What is determining the IP addresses that your PC and Pi are getting? That 196.254.x.x address range is a link-local as per RFC3927 one that Windows uses for Automatic Private IP Addressing which Apple calls Bonjour. However, as per the Wikipedia:
In IPv4 they are normally only used to assign IP addresses to network interfaces when no external, stateful mechanism of address configuration exists, such as the Dynamic Host Configuration Protocol (DHCP), or when another primary configuration method has failed. In IPv6, link-local addresses are mandatory and required for the internal functioning of various protocol components.
Given that you are able to reach here to the Stack Exchange site I would presume that you have a router that should be providing IPs, possibly in the 192.168.x.y range where x is often 0 or 1, and y is possibly 1 for the router and then goes upwards for other things connected on your LAN.

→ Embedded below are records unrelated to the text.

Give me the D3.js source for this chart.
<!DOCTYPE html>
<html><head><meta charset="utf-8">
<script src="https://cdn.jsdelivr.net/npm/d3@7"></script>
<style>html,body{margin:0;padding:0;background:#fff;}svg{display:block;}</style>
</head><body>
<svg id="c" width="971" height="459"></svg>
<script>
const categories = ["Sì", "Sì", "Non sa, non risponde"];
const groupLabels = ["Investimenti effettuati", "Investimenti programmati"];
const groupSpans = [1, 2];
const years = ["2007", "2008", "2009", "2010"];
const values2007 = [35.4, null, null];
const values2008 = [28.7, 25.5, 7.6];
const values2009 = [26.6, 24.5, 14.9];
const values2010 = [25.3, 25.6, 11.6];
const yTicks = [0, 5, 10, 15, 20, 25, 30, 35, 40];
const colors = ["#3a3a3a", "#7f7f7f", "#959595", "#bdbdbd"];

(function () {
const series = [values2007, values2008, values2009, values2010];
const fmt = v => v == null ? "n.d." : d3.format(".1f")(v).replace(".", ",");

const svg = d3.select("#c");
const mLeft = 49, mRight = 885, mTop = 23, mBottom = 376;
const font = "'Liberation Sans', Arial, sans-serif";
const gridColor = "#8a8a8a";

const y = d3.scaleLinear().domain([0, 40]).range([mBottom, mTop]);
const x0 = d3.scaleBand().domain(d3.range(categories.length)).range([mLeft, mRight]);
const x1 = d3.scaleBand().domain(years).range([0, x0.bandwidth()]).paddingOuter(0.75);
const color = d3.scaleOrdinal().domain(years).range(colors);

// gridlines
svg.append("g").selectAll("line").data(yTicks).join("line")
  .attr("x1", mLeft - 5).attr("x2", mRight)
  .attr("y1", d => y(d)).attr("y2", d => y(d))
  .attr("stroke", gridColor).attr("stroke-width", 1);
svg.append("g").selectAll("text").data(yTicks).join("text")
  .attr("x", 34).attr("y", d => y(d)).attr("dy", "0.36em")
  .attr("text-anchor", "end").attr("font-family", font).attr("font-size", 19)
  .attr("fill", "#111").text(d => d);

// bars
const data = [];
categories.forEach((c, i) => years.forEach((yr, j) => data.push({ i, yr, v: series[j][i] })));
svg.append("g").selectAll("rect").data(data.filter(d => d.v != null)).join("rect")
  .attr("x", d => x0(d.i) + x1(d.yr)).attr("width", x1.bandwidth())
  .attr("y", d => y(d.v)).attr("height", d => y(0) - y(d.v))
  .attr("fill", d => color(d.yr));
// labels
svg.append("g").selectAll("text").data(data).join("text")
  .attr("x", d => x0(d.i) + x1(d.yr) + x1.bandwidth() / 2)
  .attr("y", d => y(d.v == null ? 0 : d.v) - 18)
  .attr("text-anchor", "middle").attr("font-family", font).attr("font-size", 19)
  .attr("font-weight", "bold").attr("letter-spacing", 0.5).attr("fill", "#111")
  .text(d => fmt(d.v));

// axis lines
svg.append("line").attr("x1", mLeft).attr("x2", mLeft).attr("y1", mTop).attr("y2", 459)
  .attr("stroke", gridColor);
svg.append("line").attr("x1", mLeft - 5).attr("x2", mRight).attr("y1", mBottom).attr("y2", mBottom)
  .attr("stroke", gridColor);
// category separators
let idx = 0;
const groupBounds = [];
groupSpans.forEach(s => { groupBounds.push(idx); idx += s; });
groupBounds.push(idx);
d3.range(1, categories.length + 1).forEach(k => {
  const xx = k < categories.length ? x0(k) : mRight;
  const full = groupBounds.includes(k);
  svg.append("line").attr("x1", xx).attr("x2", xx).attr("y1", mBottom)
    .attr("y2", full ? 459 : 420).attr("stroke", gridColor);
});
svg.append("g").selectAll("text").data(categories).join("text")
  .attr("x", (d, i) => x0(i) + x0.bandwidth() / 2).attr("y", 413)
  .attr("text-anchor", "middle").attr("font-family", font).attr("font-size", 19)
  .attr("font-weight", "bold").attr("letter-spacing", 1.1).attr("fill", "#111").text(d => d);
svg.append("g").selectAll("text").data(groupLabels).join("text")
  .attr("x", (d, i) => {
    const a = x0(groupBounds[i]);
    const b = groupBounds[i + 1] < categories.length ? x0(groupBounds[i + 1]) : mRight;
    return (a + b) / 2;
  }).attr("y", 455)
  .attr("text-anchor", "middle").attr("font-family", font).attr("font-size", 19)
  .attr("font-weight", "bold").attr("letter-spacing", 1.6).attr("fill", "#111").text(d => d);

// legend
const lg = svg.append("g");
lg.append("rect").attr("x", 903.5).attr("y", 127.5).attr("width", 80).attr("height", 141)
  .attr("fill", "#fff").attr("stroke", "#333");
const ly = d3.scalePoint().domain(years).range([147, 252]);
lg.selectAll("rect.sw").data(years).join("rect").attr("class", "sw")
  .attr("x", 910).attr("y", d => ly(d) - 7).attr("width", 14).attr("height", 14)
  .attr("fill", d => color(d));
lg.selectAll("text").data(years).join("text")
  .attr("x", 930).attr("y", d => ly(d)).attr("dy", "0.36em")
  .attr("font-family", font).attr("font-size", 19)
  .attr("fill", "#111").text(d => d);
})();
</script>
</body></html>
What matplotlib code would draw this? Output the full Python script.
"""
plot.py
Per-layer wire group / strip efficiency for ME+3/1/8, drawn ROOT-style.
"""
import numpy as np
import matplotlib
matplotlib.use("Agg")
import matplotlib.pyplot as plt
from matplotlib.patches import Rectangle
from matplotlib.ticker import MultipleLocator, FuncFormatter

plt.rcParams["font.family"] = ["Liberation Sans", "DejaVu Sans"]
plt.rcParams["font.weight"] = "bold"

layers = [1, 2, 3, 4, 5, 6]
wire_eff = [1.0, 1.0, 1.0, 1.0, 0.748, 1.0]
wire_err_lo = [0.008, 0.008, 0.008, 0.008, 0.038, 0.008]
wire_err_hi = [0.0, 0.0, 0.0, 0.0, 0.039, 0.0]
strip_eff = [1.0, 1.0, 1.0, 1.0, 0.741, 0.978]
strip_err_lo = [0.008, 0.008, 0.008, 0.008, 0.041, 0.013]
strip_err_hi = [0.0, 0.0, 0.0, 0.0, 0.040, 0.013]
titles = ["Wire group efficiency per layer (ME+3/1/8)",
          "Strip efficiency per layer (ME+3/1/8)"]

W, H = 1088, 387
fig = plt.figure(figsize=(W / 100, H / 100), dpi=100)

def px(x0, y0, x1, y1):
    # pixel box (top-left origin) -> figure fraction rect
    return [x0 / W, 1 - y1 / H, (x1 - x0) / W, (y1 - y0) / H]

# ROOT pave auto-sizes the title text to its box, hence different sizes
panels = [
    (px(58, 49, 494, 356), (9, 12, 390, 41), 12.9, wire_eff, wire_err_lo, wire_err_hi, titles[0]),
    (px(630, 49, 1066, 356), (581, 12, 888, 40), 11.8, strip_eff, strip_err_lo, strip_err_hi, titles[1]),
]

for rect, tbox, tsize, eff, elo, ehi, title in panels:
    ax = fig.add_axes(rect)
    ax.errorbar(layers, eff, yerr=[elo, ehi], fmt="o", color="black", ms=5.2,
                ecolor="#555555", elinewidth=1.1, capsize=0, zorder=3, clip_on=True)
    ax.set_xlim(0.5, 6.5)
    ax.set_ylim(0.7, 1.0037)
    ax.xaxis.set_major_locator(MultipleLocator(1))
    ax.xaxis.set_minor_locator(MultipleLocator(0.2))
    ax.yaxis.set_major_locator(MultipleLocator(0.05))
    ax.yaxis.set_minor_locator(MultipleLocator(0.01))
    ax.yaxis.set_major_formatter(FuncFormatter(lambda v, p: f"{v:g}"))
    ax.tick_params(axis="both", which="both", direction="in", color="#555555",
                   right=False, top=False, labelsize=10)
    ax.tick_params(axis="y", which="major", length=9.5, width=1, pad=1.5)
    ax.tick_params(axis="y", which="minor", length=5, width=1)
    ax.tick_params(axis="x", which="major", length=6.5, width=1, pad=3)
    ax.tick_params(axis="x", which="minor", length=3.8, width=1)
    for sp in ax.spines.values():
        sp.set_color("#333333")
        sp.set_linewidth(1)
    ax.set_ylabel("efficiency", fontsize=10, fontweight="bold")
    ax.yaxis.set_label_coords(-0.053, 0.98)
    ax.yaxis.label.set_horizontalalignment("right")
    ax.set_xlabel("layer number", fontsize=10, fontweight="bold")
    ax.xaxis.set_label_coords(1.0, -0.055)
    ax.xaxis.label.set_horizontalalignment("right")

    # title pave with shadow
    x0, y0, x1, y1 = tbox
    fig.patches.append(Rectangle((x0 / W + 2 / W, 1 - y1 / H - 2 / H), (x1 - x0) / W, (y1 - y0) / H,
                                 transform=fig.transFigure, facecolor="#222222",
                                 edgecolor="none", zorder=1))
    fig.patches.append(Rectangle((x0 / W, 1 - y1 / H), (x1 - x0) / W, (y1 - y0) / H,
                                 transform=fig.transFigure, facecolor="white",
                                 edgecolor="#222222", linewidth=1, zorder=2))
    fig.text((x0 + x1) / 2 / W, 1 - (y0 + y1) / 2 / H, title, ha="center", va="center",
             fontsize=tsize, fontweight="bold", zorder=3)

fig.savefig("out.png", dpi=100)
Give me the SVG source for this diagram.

This error can be caused by IP address clashes, especially if some devices are set to fixed ones (for instance if they are a server/gateway and you want to fix where they are - like your broadband router) and your only dhcp server (normally, again, your router) has not been told to NOT use that fixed address as one for the DHCP pool. I'd suggest getting into your router's configuration and checking the range of addresses used for dhcp does not include any statically assigned ones configured locally on a device itself. Note that many routers do permit you to "reserve" a specific address for devices which you always want to have a fixed address for (e.g. I have one device used as an IPv6 tunnel gateway and local storage server which it is convenient to always be 192.168.1.2 next to the IPv4 router on 192.168.1.1) which is another way to have a fixed address AND for it to be handled by dhcp rather than by locally setting on the device itself.
Unlike the previous answer - which I don't have the reputation to comment on (yet) - I'd strongly urge you NOT to enable PermitRootLogin without-password
UNLESS you have also sorted out a key to secure such logins. By default Pis running Raspbian do not have a root password set so if there is external access to your LAN the Pi will be very insecure - and once you sort out your IP issues so that it is reachable it will be vulnerable.